There is this whole section in the book about how Haresh Khanna believes in connecting people for their strengths. It is he who meets Kabir Durrani’s father, who is a math professor, and through that meeting Kabir meets the young boy Bhaskar, who is a math prodigy. That is what helps Kabir recognize the child in the mela where the latter is feared dead. I missed Professor Durrani, I missed that inter-connectedness. Also, that I had cast my husband, a professor in real life, as Professor Durrani as a way of seeing him once in two years. It took a long time to make this. I was always away from home.
A Suitable Boy is weeks away from streaming on Netflix. What kind or response do you expect in India?

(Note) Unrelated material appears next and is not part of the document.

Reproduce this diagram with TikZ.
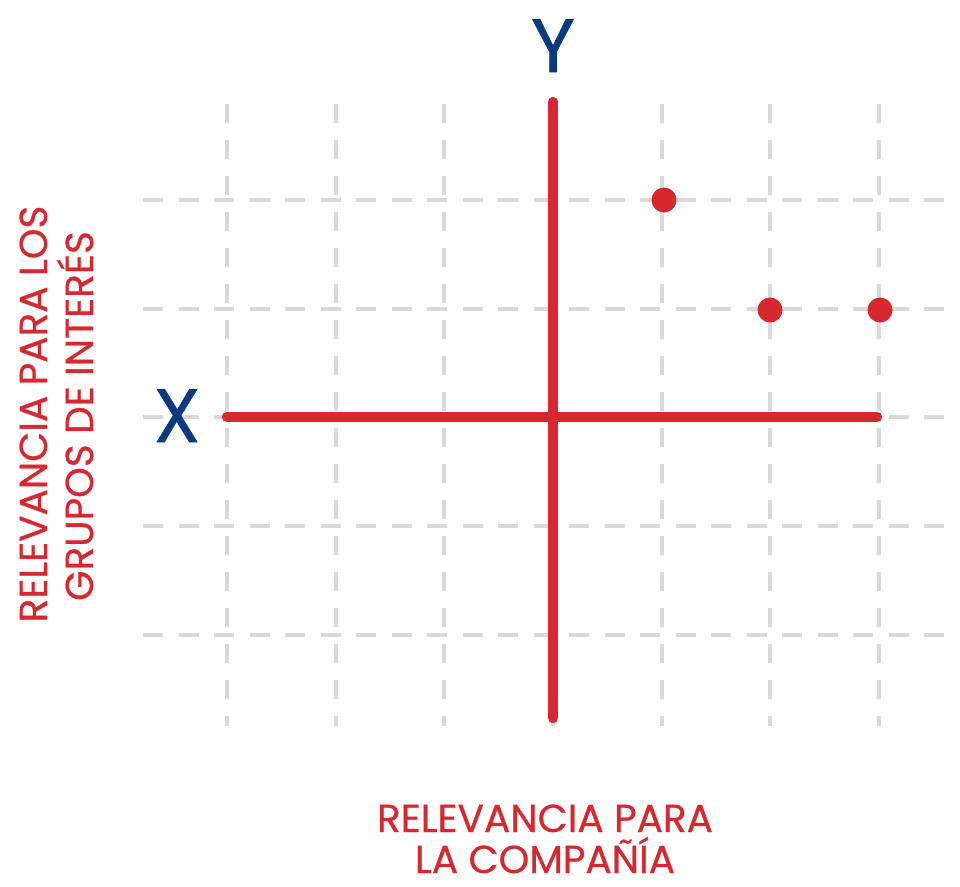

I hope they are drawn to it. I hope the story serves as a mirror to our world today, to our society today. I hope it makes people reflect on where we have come. I am aware that its very rigorous and economically made. Unlike Indian shows, which are much longer, this is a six-hour adaptation of a big novel. So, the rhythm is a little different. It is very quick because it has to cover so much ground. It is also the way I like to tell stories. I hope Indian audiences relate to it. Another thing is a particularly the way we used to speak English in the 1950s: it is how I am speaking with now. It is a more refined and taught English. The cadence comes from Vikram’s book. It is very different from the ‘come on yaar, we’ve gotta go’ kind of English we speak in India today. I am just hoping that the depth and beauty of Vikram’s story, and the nation’s story, is going to capture their imagination, and their hearts.
What was Vikram Seth’s first reaction to the adaptation?
His first reaction was just two words “thank you”. He was a guardian angel all through. He obviously cared deeply for it. He was very happy with the cinematic quality of the adaptation. A Suitable Boy is cinema and that is why I am particularly happy that TIFF is showing all six hours of it on the big screen.